I could do it I guess, but first I'd have to answer a lot of questions. For now, I'm still refining the in-game model, and I'm treating that and the pre-game model as separate.

Ideas are welcome!

7. Anonymous says:

Here is the idea:

Each data point needs to be hooked to a particular game line. Then use only thoses data points points that correspond to the game in question. Or, more likely, exclude some data so the remainder averages to the game line in question.

The problem with the NFL is that this leaves you with a very small sample size...I have just done this for the NBA and come up with about 7500 games....I would guess only around 2000 or so NFL games could be broken down this way.

BlueCards

8. Brian Burke says:

I like the idea, but for football the sample sizes will quickly get much smaller than basketball. In the NBA, it would seem you really just have score difference, time remaining and possession to worry about. In football, add in field position, down, and to go distance. The combinations of variables increases exponentially.

Factoring in the spread from (-10 to +10) divides up the sample even further. And you're right, I've got 2,016 games to work with, so the sub-samples could get really tiny.

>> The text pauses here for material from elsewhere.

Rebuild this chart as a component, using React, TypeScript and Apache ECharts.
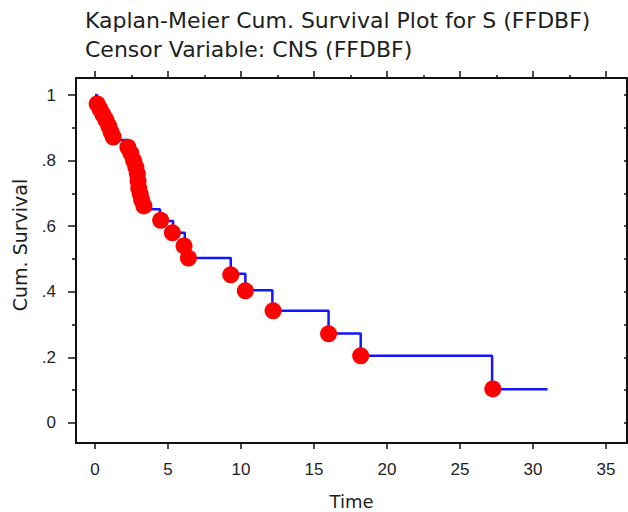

But I completely agree that's a solid methodology, if only we had lots more games of data. Otherwise, to get any reasonable sample sizes, we'd have to group the data into really large chunks--20 yd increments instead of 10, or 5 min intervals instead of 1 min, etc. And even then, it would require lots of smoothing and interpolation.

9. Anonymous says:

I agree that there is not much data to work with....However,

For spreads of (home heam) -3...you could use all of your data, since this is about the average spread of an NFL game. For spreads that move from this point, you need only remove outlying spreads so the average falls in line...I find that the data has meaning between Home team -7 and home team +4....you are still using about 1/3 of your total data at this point.

Skipping this step returns win percentages that really don't mean much. For example, take the following:

Game line: Home team -3
Game line: Home team +3

Situation: Half time. Home team up by 3.

My numbers give the win percentage as follows:

Home Team favored by 3: win percentage: 72%
Home team +3: win percentage: 63%

To not separte data gives a very wide range of answers...

BlueCards